EXERCISE PROMPT
Reproduce the data exactly and drop any pictures it holds.

--- START OF MATERIAL PROVIDED ---

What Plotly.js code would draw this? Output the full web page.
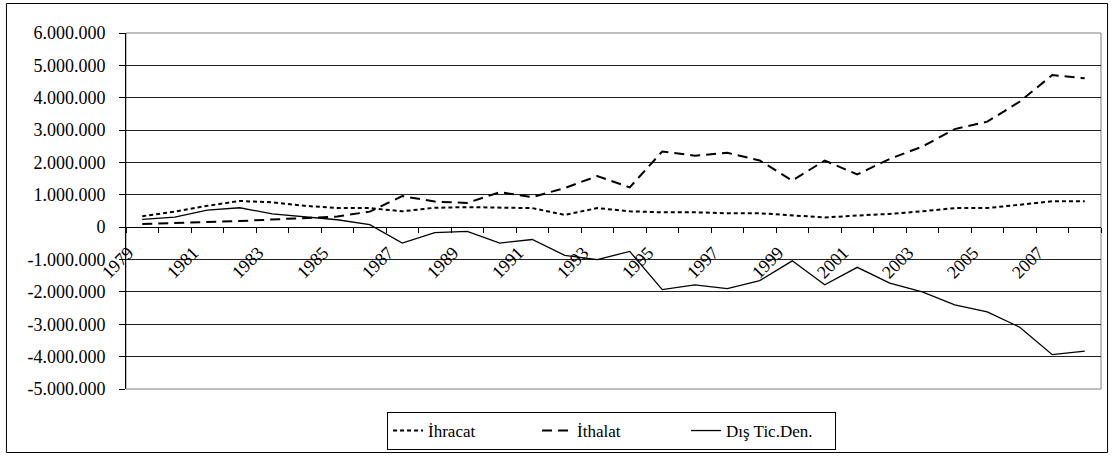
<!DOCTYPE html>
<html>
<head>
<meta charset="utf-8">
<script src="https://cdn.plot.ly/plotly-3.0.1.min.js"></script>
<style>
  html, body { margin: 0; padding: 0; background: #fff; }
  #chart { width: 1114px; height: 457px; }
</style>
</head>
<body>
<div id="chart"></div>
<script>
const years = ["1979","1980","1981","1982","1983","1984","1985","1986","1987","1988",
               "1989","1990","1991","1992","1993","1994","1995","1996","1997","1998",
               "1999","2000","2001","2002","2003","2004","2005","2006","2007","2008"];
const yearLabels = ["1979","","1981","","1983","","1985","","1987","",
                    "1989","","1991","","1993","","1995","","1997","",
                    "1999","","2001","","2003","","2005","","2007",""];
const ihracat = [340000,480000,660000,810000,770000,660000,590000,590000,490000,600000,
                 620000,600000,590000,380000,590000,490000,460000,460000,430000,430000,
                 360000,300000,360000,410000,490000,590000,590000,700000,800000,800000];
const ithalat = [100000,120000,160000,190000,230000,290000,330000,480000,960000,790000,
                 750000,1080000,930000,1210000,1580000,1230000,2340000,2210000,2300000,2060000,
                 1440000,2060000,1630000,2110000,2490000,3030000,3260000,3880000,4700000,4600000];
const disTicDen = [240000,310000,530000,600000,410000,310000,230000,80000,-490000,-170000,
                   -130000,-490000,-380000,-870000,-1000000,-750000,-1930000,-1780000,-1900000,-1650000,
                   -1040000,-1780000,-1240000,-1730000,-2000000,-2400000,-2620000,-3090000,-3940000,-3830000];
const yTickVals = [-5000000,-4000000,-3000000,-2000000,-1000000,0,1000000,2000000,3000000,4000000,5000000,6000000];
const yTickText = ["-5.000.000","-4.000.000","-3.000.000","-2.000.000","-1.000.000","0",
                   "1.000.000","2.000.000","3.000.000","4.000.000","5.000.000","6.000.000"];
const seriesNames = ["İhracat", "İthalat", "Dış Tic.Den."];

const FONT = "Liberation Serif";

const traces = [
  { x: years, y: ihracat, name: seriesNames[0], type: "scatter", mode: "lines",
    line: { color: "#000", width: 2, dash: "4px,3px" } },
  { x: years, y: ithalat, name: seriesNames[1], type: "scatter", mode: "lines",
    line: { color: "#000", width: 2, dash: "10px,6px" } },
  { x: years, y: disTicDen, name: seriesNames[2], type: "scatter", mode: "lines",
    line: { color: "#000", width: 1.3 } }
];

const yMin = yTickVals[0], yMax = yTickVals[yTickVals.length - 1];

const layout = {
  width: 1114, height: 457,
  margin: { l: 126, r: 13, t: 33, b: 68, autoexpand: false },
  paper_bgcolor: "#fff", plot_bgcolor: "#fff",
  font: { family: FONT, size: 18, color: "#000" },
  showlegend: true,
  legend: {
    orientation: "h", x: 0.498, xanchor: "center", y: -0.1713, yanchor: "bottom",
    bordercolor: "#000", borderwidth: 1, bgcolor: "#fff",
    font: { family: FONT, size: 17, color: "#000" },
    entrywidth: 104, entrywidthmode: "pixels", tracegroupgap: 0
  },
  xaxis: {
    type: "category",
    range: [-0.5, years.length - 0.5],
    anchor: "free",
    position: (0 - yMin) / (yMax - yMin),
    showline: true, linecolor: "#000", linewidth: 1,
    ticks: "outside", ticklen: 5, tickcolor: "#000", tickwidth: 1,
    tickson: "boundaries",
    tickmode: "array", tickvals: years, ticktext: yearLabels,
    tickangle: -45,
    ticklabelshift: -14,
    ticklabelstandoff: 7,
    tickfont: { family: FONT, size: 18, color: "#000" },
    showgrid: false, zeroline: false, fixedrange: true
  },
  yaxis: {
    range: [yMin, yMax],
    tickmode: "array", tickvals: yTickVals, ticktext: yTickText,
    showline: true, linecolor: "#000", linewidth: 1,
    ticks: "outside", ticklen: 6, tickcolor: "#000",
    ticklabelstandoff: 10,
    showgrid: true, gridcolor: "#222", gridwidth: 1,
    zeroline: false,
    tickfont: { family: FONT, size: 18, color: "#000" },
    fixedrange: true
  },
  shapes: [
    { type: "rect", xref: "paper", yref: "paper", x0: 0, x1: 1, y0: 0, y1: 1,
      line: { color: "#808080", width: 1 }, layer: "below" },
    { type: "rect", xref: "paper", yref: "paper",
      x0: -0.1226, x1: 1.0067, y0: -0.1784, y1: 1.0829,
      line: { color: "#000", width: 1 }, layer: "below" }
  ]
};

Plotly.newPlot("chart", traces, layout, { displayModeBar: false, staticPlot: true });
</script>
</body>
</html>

--- END OF MATERIAL PROVIDED ---

RESULT OF THE EXERCISE
What Plotly.js code would draw this? Output the full web page.
<!DOCTYPE html>
<html>
<head>
<meta charset="utf-8">
<script src="https://cdn.plot.ly/plotly-3.0.1.min.js"></script>
<style>
  html, body { margin: 0; padding: 0; background: #fff; }
  #chart { width: 1114px; height: 457px; }
</style>
</head>
<body>
<div id="chart"></div>
<script>
const years = ["1979","1980","1981","1982","1983","1984","1985","1986","1987","1988",
               "1989","1990","1991","1992","1993","1994","1995","1996","1997","1998",
               "1999","2000","2001","2002","2003","2004","2005","2006","2007","2008"];
const yearLabels = ["1979","","1981","","1983","","1985","","1987","",
                    "1989","","1991","","1993","","1995","","1997","",
                    "1999","","2001","","2003","","2005","","2007",""];
const ihracat = [340000,480000,660000,810000,770000,660000,590000,590000,490000,600000,
                 620000,600000,590000,380000,590000,490000,460000,460000,430000,430000,
                 360000,300000,360000,410000,490000,590000,590000,700000,800000,800000];
const ithalat = [100000,120000,160000,190000,230000,290000,330000,480000,960000,790000,
                 750000,1080000,930000,1210000,1580000,1230000,2340000,2210000,2300000,2060000,
                 1440000,2060000,1630000,2110000,2490000,3030000,3260000,3880000,4700000,4600000];
const disTicDen = [240000,310000,530000,600000,410000,310000,230000,80000,-490000,-170000,
                   -130000,-490000,-380000,-870000,-1000000,-750000,-1930000,-1780000,-1900000,-1650000,
                   -1040000,-1780000,-1240000,-1730000,-2000000,-2400000,-2620000,-3090000,-3940000,-3830000];
const yTickVals = [-5000000,-4000000,-3000000,-2000000,-1000000,0,1000000,2000000,3000000,4000000,5000000,6000000];
const yTickText = ["-5.000.000","-4.000.000","-3.000.000","-2.000.000","-1.000.000","0",
                   "1.000.000","2.000.000","3.000.000","4.000.000","5.000.000","6.000.000"];
const seriesNames = ["İhracat", "İthalat", "Dış Tic.Den."];

const FONT = "Liberation Serif";

const traces = [
  { x: years, y: ihracat, name: seriesNames[0], type: "scatter", mode: "lines",
    line: { color: "#000", width: 2, dash: "4px,3px" } },
  { x: years, y: ithalat, name: seriesNames[1], type: "scatter", mode: "lines",
    line: { color: "#000", width: 2, dash: "10px,6px" } },
  { x: years, y: disTicDen, name: seriesNames[2], type: "scatter", mode: "lines",
    line: { color: "#000", width: 1.3 } }
];

const yMin = yTickVals[0], yMax = yTickVals[yTickVals.length - 1];

const layout = {
  width: 1114, height: 457,
  margin: { l: 126, r: 13, t: 33, b: 68, autoexpand: false },
  paper_bgcolor: "#fff", plot_bgcolor: "#fff",
  font: { family: FONT, size: 18, color: "#000" },
  showlegend: true,
  legend: {
    orientation: "h", x: 0.498, xanchor: "center", y: -0.1713, yanchor: "bottom",
    bordercolor: "#000", borderwidth: 1, bgcolor: "#fff",
    font: { family: FONT, size: 17, color: "#000" },
    entrywidth: 104, entrywidthmode: "pixels", tracegroupgap: 0
  },
  xaxis: {
    type: "category",
    range: [-0.5, years.length - 0.5],
    anchor: "free",
    position: (0 - yMin) / (yMax - yMin),
    showline: true, linecolor: "#000", linewidth: 1,
    ticks: "outside", ticklen: 5, tickcolor: "#000", tickwidth: 1,
    tickson: "boundaries",
    tickmode: "array", tickvals: years, ticktext: yearLabels,
    tickangle: -45,
    ticklabelshift: -14,
    ticklabelstandoff: 7,
    tickfont: { family: FONT, size: 18, color: "#000" },
    showgrid: false, zeroline: false, fixedrange: true
  },
  yaxis: {
    range: [yMin, yMax],
    tickmode: "array", tickvals: yTickVals, ticktext: yTickText,
    showline: true, linecolor: "#000", linewidth: 1,
    ticks: "outside", ticklen: 6, tickcolor: "#000",
    ticklabelstandoff: 10,
    showgrid: true, gridcolor: "#222", gridwidth: 1,
    zeroline: false,
    tickfont: { family: FONT, size: 18, color: "#000" },
    fixedrange: true
  },
  shapes: [
    { type: "rect", xref: "paper", yref: "paper", x0: 0, x1: 1, y0: 0, y1: 1,
      line: { color: "#808080", width: 1 }, layer: "below" },
    { type: "rect", xref: "paper", yref: "paper",
      x0: -0.1226, x1: 1.0067, y0: -0.1784, y1: 1.0829,
      line: { color: "#000", width: 1 }, layer: "below" }
  ]
};

Plotly.newPlot("chart", traces, layout, { displayModeBar: false, staticPlot: true });
</script>
</body>
</html>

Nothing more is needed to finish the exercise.